Stored rows:
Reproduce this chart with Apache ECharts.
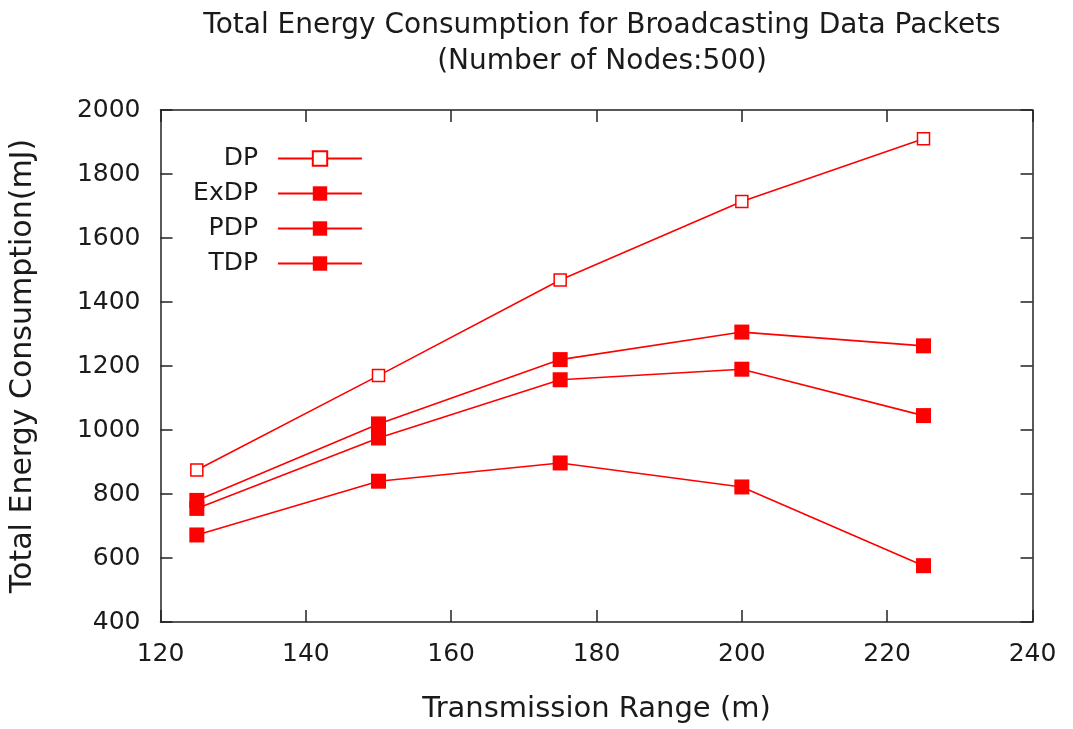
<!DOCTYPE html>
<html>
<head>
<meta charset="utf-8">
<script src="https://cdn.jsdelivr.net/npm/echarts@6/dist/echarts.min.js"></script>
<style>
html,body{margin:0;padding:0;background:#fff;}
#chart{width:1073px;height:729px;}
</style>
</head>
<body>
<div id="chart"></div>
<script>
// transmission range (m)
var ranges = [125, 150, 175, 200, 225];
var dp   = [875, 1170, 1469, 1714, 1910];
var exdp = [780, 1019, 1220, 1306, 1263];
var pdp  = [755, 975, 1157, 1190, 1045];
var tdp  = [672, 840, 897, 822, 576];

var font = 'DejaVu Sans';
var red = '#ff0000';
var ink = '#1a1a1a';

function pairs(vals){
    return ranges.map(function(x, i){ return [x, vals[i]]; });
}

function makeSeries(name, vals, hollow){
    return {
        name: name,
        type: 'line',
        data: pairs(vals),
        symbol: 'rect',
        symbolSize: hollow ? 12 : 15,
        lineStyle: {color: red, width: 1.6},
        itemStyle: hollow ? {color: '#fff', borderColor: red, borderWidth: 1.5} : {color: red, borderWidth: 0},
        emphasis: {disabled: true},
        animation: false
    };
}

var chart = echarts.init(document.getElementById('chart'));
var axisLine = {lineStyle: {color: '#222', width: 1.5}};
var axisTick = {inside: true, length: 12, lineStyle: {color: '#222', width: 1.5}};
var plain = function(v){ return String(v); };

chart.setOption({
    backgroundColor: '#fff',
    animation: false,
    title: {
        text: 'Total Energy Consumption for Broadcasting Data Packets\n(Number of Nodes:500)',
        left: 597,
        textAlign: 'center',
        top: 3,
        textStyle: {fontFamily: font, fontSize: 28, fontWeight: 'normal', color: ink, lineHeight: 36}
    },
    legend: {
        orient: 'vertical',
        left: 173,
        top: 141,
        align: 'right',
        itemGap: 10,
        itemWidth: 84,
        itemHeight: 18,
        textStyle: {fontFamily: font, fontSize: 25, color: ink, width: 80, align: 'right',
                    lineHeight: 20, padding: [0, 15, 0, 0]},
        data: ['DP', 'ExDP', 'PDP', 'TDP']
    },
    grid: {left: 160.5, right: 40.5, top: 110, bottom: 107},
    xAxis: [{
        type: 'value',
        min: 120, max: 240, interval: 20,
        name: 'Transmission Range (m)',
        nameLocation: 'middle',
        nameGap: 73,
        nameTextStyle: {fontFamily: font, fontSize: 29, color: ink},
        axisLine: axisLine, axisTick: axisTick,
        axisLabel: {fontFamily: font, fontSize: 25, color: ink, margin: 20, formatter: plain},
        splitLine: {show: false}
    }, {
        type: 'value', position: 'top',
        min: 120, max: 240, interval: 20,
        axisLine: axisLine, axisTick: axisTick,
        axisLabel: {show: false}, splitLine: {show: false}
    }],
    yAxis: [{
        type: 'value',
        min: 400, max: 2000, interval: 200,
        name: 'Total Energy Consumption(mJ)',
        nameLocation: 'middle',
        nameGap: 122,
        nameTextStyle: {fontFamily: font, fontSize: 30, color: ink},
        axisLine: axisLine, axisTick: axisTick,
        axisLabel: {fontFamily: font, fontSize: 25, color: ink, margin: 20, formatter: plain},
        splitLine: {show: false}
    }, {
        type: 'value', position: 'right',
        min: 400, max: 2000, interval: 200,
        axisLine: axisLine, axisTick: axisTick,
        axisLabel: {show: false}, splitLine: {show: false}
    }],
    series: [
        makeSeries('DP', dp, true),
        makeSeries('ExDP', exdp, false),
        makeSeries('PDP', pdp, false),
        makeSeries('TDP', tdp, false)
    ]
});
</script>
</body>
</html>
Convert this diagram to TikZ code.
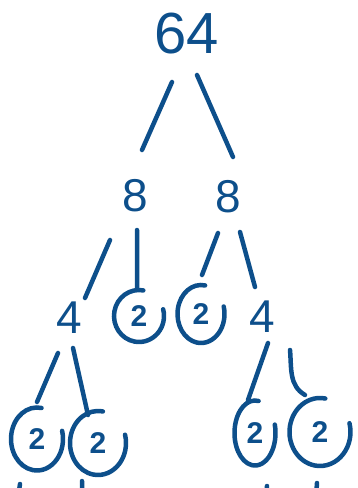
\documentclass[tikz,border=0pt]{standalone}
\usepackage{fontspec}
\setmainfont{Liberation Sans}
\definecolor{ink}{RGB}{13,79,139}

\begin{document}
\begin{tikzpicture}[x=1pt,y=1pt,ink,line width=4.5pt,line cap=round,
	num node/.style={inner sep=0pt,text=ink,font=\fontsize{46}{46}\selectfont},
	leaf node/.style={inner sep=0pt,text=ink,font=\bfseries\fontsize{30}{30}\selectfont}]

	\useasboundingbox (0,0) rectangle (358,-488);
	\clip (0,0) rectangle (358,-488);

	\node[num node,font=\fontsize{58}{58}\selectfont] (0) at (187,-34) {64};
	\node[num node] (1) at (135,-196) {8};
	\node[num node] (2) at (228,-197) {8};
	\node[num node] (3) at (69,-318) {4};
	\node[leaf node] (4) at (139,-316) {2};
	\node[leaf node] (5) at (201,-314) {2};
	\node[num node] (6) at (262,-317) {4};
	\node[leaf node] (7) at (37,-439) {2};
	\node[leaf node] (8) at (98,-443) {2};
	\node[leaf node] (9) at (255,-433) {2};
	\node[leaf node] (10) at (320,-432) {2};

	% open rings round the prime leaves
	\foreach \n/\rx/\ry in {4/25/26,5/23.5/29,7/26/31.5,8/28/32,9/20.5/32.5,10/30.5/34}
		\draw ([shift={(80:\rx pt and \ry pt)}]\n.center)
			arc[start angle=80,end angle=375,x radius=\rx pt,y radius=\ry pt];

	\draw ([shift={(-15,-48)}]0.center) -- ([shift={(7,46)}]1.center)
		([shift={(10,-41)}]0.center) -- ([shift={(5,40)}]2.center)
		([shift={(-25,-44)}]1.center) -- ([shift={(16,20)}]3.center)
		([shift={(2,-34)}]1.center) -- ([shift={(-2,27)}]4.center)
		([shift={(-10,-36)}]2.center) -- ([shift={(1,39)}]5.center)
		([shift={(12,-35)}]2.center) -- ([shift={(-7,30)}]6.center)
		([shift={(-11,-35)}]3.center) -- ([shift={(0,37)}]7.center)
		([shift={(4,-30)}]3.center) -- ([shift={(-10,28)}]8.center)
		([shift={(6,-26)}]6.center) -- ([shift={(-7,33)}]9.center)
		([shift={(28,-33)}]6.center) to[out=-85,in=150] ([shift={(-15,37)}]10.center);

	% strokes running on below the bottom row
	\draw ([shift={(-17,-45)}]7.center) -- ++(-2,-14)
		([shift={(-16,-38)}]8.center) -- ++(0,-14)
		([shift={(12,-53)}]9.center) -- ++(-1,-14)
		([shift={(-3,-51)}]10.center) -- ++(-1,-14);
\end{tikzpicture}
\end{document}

Set problem: Without including any pictures, print each record exactly.

Full answer:
Reproduce this chart with Apache ECharts.
<!DOCTYPE html>
<html>
<head>
<meta charset="utf-8">
<script src="https://cdn.jsdelivr.net/npm/echarts@6/dist/echarts.min.js"></script>
<style>
html,body{margin:0;padding:0;background:#fff;}
#chart{width:1073px;height:729px;}
</style>
</head>
<body>
<div id="chart"></div>
<script>
// transmission range (m)
var ranges = [125, 150, 175, 200, 225];
var dp   = [875, 1170, 1469, 1714, 1910];
var exdp = [780, 1019, 1220, 1306, 1263];
var pdp  = [755, 975, 1157, 1190, 1045];
var tdp  = [672, 840, 897, 822, 576];

var font = 'DejaVu Sans';
var red = '#ff0000';
var ink = '#1a1a1a';

function pairs(vals){
    return ranges.map(function(x, i){ return [x, vals[i]]; });
}

function makeSeries(name, vals, hollow){
    return {
        name: name,
        type: 'line',
        data: pairs(vals),
        symbol: 'rect',
        symbolSize: hollow ? 12 : 15,
        lineStyle: {color: red, width: 1.6},
        itemStyle: hollow ? {color: '#fff', borderColor: red, borderWidth: 1.5} : {color: red, borderWidth: 0},
        emphasis: {disabled: true},
        animation: false
    };
}

var chart = echarts.init(document.getElementById('chart'));
var axisLine = {lineStyle: {color: '#222', width: 1.5}};
var axisTick = {inside: true, length: 12, lineStyle: {color: '#222', width: 1.5}};
var plain = function(v){ return String(v); };

chart.setOption({
    backgroundColor: '#fff',
    animation: false,
    title: {
        text: 'Total Energy Consumption for Broadcasting Data Packets\n(Number of Nodes:500)',
        left: 597,
        textAlign: 'center',
        top: 3,
        textStyle: {fontFamily: font, fontSize: 28, fontWeight: 'normal', color: ink, lineHeight: 36}
    },
    legend: {
        orient: 'vertical',
        left: 173,
        top: 141,
        align: 'right',
        itemGap: 10,
        itemWidth: 84,
        itemHeight: 18,
        textStyle: {fontFamily: font, fontSize: 25, color: ink, width: 80, align: 'right',
                    lineHeight: 20, padding: [0, 15, 0, 0]},
        data: ['DP', 'ExDP', 'PDP', 'TDP']
    },
    grid: {left: 160.5, right: 40.5, top: 110, bottom: 107},
    xAxis: [{
        type: 'value',
        min: 120, max: 240, interval: 20,
        name: 'Transmission Range (m)',
        nameLocation: 'middle',
        nameGap: 73,
        nameTextStyle: {fontFamily: font, fontSize: 29, color: ink},
        axisLine: axisLine, axisTick: axisTick,
        axisLabel: {fontFamily: font, fontSize: 25, color: ink, margin: 20, formatter: plain},
        splitLine: {show: false}
    }, {
        type: 'value', position: 'top',
        min: 120, max: 240, interval: 20,
        axisLine: axisLine, axisTick: axisTick,
        axisLabel: {show: false}, splitLine: {show: false}
    }],
    yAxis: [{
        type: 'value',
        min: 400, max: 2000, interval: 200,
        name: 'Total Energy Consumption(mJ)',
        nameLocation: 'middle',
        nameGap: 122,
        nameTextStyle: {fontFamily: font, fontSize: 30, color: ink},
        axisLine: axisLine, axisTick: axisTick,
        axisLabel: {fontFamily: font, fontSize: 25, color: ink, margin: 20, formatter: plain},
        splitLine: {show: false}
    }, {
        type: 'value', position: 'right',
        min: 400, max: 2000, interval: 200,
        axisLine: axisLine, axisTick: axisTick,
        axisLabel: {show: false}, splitLine: {show: false}
    }],
    series: [
        makeSeries('DP', dp, true),
        makeSeries('ExDP', exdp, false),
        makeSeries('PDP', pdp, false),
        makeSeries('TDP', tdp, false)
    ]
});
</script>
</body>
</html>
Convert this diagram to TikZ code.
\documentclass[tikz,border=0pt]{standalone}
\usepackage{fontspec}
\setmainfont{Liberation Sans}
\definecolor{ink}{RGB}{13,79,139}

\begin{document}
\begin{tikzpicture}[x=1pt,y=1pt,ink,line width=4.5pt,line cap=round,
	num node/.style={inner sep=0pt,text=ink,font=\fontsize{46}{46}\selectfont},
	leaf node/.style={inner sep=0pt,text=ink,font=\bfseries\fontsize{30}{30}\selectfont}]

	\useasboundingbox (0,0) rectangle (358,-488);
	\clip (0,0) rectangle (358,-488);

	\node[num node,font=\fontsize{58}{58}\selectfont] (0) at (187,-34) {64};
	\node[num node] (1) at (135,-196) {8};
	\node[num node] (2) at (228,-197) {8};
	\node[num node] (3) at (69,-318) {4};
	\node[leaf node] (4) at (139,-316) {2};
	\node[leaf node] (5) at (201,-314) {2};
	\node[num node] (6) at (262,-317) {4};
	\node[leaf node] (7) at (37,-439) {2};
	\node[leaf node] (8) at (98,-443) {2};
	\node[leaf node] (9) at (255,-433) {2};
	\node[leaf node] (10) at (320,-432) {2};

	% open rings round the prime leaves
	\foreach \n/\rx/\ry in {4/25/26,5/23.5/29,7/26/31.5,8/28/32,9/20.5/32.5,10/30.5/34}
		\draw ([shift={(80:\rx pt and \ry pt)}]\n.center)
			arc[start angle=80,end angle=375,x radius=\rx pt,y radius=\ry pt];

	\draw ([shift={(-15,-48)}]0.center) -- ([shift={(7,46)}]1.center)
		([shift={(10,-41)}]0.center) -- ([shift={(5,40)}]2.center)
		([shift={(-25,-44)}]1.center) -- ([shift={(16,20)}]3.center)
		([shift={(2,-34)}]1.center) -- ([shift={(-2,27)}]4.center)
		([shift={(-10,-36)}]2.center) -- ([shift={(1,39)}]5.center)
		([shift={(12,-35)}]2.center) -- ([shift={(-7,30)}]6.center)
		([shift={(-11,-35)}]3.center) -- ([shift={(0,37)}]7.center)
		([shift={(4,-30)}]3.center) -- ([shift={(-10,28)}]8.center)
		([shift={(6,-26)}]6.center) -- ([shift={(-7,33)}]9.center)
		([shift={(28,-33)}]6.center) to[out=-85,in=150] ([shift={(-15,37)}]10.center);

	% strokes running on below the bottom row
	\draw ([shift={(-17,-45)}]7.center) -- ++(-2,-14)
		([shift={(-16,-38)}]8.center) -- ++(0,-14)
		([shift={(12,-53)}]9.center) -- ++(-1,-14)
		([shift={(-3,-51)}]10.center) -- ++(-1,-14);
\end{tikzpicture}
\end{document}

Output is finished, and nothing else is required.